(Exercise)
Consider the data that follows and state how many lines contain the string "chart", using the number alone.

..........

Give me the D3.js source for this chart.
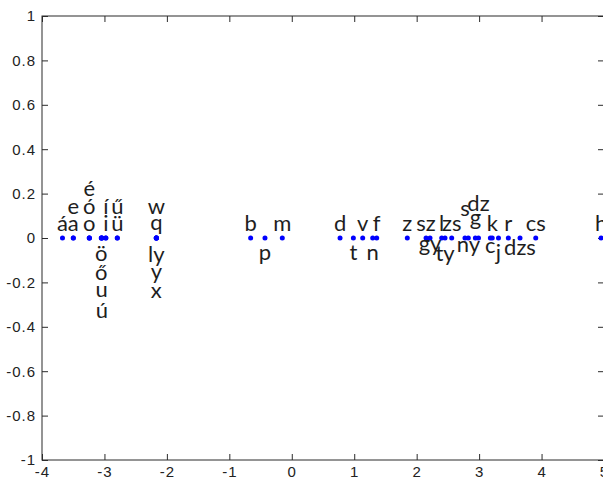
<!DOCTYPE html>
<html>
<head>
<meta charset="utf-8">
<script src="https://cdn.jsdelivr.net/npm/d3@7"></script>
<style>
  html, body { margin: 0; padding: 0; background: #fff; }
  svg { display: block; }
</style>
</head>
<body>
<svg id="chart" width="603" height="482"></svg>
<script>
// Hungarian letters placed along one dimension
const letters = ["á","a","e","ó","o","é","ö","ő","u","ú","í","i","ü","ű",
                 "w","q","ly","y","x",
                 "b","p","m",
                 "d","t","v","n","f",
                 "z","sz","gy","l","ty","zs","s","ny","g","dz","c","k","j","r","dzs","cs",
                 "h"];
const coord = [-3.672,-3.499,-3.499,-3.242,-3.242,-3.242,-3.050,-3.050,-3.044,-3.040,-2.978,-2.978,-2.794,-2.794,
               -2.169,-2.169,-2.169,-2.169,-2.169,
               -0.659,-0.429,-0.152,
               0.773,0.986,1.136,1.296,1.360,
               1.850,2.150,2.214,2.401,2.454,2.561,2.774,2.827,2.940,2.990,3.180,3.210,3.310,3.468,3.655,3.907,
               4.953];
// vertical anchor (baseline) of each letter's label, in axis units
const labelY = [0.032,0.032,0.106,0.106,0.032,0.191,-0.104,-0.19,-0.264,-0.36,0.106,0.032,0.032,0.106,
                0.110,0.036,-0.106,-0.185,-0.272,
                0.032,-0.099,0.032,
                0.032,-0.099,0.032,-0.099,0.032,
                0.032,0.032,-0.059,0.032,-0.104,0.032,0.097,-0.063,0.059,0.122,-0.068,0.032,-0.099,0.032,-0.077,0.032,
                0.032];

const xTicks = [-4,-3,-2,-1,0,1,2,3,4,5];
const yTicks = [-1,-0.8,-0.6,-0.4,-0.2,0,0.2,0.4,0.6,0.8,1];

const svg = d3.select("#chart");
const x = d3.scaleLinear().domain([-4, 5]).range([42, 604]);
const y = d3.scaleLinear().domain([-1, 1]).range([460, 16]);

const axisColor = "#2b2b2b";
const tickFont = "'Liberation Sans', Arial, sans-serif";

// plot box
svg.append("rect")
  .attr("x", x(-4)).attr("y", y(1))
  .attr("width", x(5) - x(-4)).attr("height", y(-1) - y(1))
  .attr("fill", "none").attr("stroke", axisColor).attr("stroke-width", 1);

const fmt = d => d3.format("")(+d.toFixed(1)).replace("−", "-");

// left axis, ticks pointing inward
const gl = svg.append("g").attr("transform", `translate(${x(-4)},0)`)
  .call(d3.axisLeft(y).tickValues(yTicks).tickSizeInner(-6).tickSizeOuter(0).tickPadding(6).tickFormat(fmt));
// bottom axis, ticks pointing inward
const gb = svg.append("g").attr("transform", `translate(0,${y(-1)})`)
  .call(d3.axisBottom(x).tickValues(xTicks).tickSizeInner(-6).tickSizeOuter(0).tickPadding(4).tickFormat(fmt));
// mirrored ticks on right and top
const gr = svg.append("g").attr("transform", `translate(${x(5)},0)`)
  .call(d3.axisRight(y).tickValues(yTicks).tickSizeInner(-6).tickSizeOuter(0).tickFormat(""));
const gt = svg.append("g").attr("transform", `translate(0,${y(1)})`)
  .call(d3.axisTop(x).tickValues(xTicks).tickSizeInner(-6).tickSizeOuter(0).tickFormat(""));

[gl, gb, gr, gt].forEach(g => {
  g.select(".domain").remove();
  g.selectAll("line").attr("stroke", axisColor);
  g.selectAll("text")
    .attr("fill", "#222")
    .style("font-family", tickFont)
    .style("font-size", "15px")
    .style("letter-spacing", "1px");
});
gb.selectAll("text").attr("dy", "0.85em");

// points
svg.append("g").selectAll("circle")
  .data(letters)
  .join("circle")
  .attr("cx", (d, i) => x(coord[i]))
  .attr("cy", y(0))
  .attr("r", 2.5)
  .attr("fill", "#0000ff");

// letter labels
svg.append("g").selectAll("text")
  .data(letters)
  .join("text")
  .attr("x", (d, i) => x(coord[i]))
  .attr("y", (d, i) => y(labelY[i]))
  .attr("text-anchor", "middle")
  .attr("fill", "#1e1e1e")
  .style("font-family", "Lato, 'Open Sans', sans-serif")
  .style("font-size", "22px")
  .text(d => d);
</script>
</body>
</html>
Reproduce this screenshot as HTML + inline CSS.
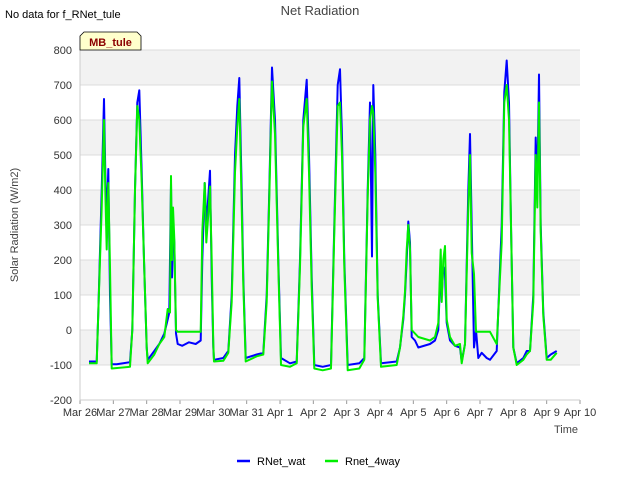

..........

(Written answer)
3